Peering into the process
These evolutionary fights are more than just an ecological wonder. They’re also important for bioenergy crop productivity, agricultural productivity, and conservation. Charting how, when, and where bacteria produce plant hormones can help scientists understand how plants adapt to changing environments. Increasing the production of a specific hormone from a plant’s microbiome or creating a synthetic microbiome could help farmers improve crop growth. Knowing how pathogens affect root growth and overall biomass could allow scientists to avert those problems when growing those plants to make biofuels.
To investigate this relationship, researchers from Rutgers University, the University of Tennessee, and the University of North Carolina at Chapel Hill studied duckweed. The genus of plants known as duckweed is extremely common and well-studied. Scientists have a lot of information about its genetics, including variations in DNA sequences between different populations of duckweed.
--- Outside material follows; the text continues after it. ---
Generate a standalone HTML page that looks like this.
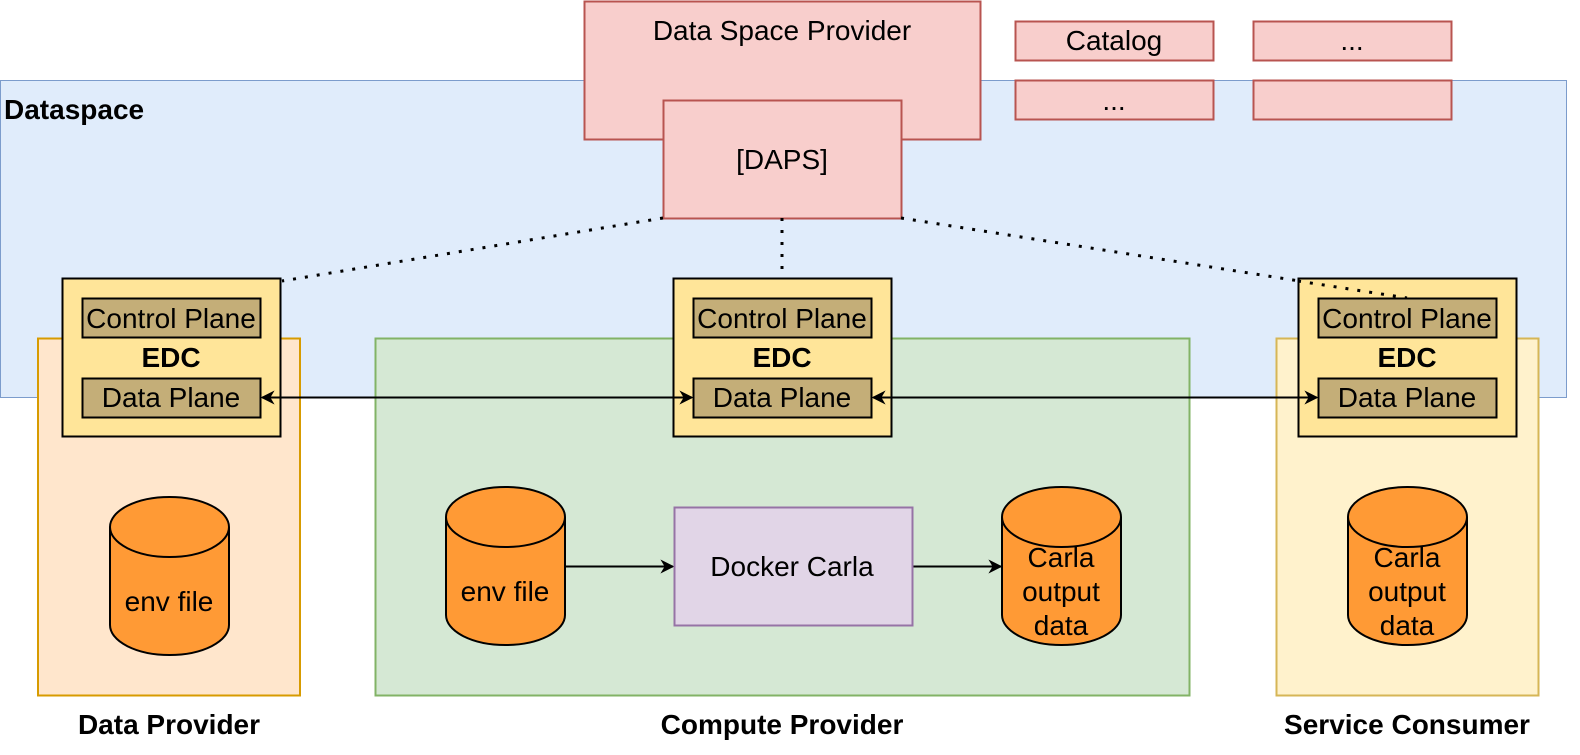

In a previous study, the group sampled the microbiome of duckweeds in the wild and found that it was similar to many common plants. Of 47 bacterial strains they analyzed, almost 80 percent produced compounds similar to IAA. With the support of scientists from the Environmental Molecular Sciences Laboratory (a DOE Office of Science user facility), the team inoculated duckweed seedlings with 21 of those strains. Some of the treated seedlings were regular “wild-type” in their root growth. Some plants had other bacteria strains that were producing the active auxin IAA. In these, the plants’ roots grew much shorter and with much more branching. Similarly, plants missing a gene that is required to sense the presence of auxins were less sensitive to IAA than wild-type plants. These plants didn’t respond to the IAA-producing bacteria.
Revealing the invasion
Surprisingly, of the 21 bacterial strains, only four affected plant growth in the way scientists expected. Not coincidentally, they were the ones that produced the most IAA in test tubes. It appears that although the rest could produce some compounds related to IAA, the amounts weren’t enough to trigger a response from the plants. Those four seemed to be exceptionally good at getting past the plants’ defenses.
But were those bacteria getting past the defenses because of the IAA or some other approach? The scientists answered that question by studying the mutant plants that lacked the gene that regulates auxin. They found that the bacteria could not simply move into the plant cells and colonize the mutant plants. Clearly, these bacteria had found a way to hack the auxin system to work in their favor.
The next question was where the bacteria got in. While plants’ stomata are a defense mechanism, they’re also a weakness. Using special dyes and microscopes, the researchers found loads of the invading bacteria in the stomata of the wild-type duckweed. In contrast, most of the bacteria in the mutant plants were on the surface, where they couldn’t home in on the stomata. Like an invader tricking the guards at the gates of a walled city, the successful bacteria used the auxin system to trick the guard cells.
Tracking just a little of this evolutionary tug-of-war between plants and bacteria suggests that plants are likely to have multiple defense mechanisms against bacteria that produce IAA.
While the leaves and stems of plants can be readily seen above ground, a whole complex system of cooperative and competitive behavior is hidden from view. By illuminating these relationships, scientists are setting the foundation to grow plants for biofuels in more sustainable ways.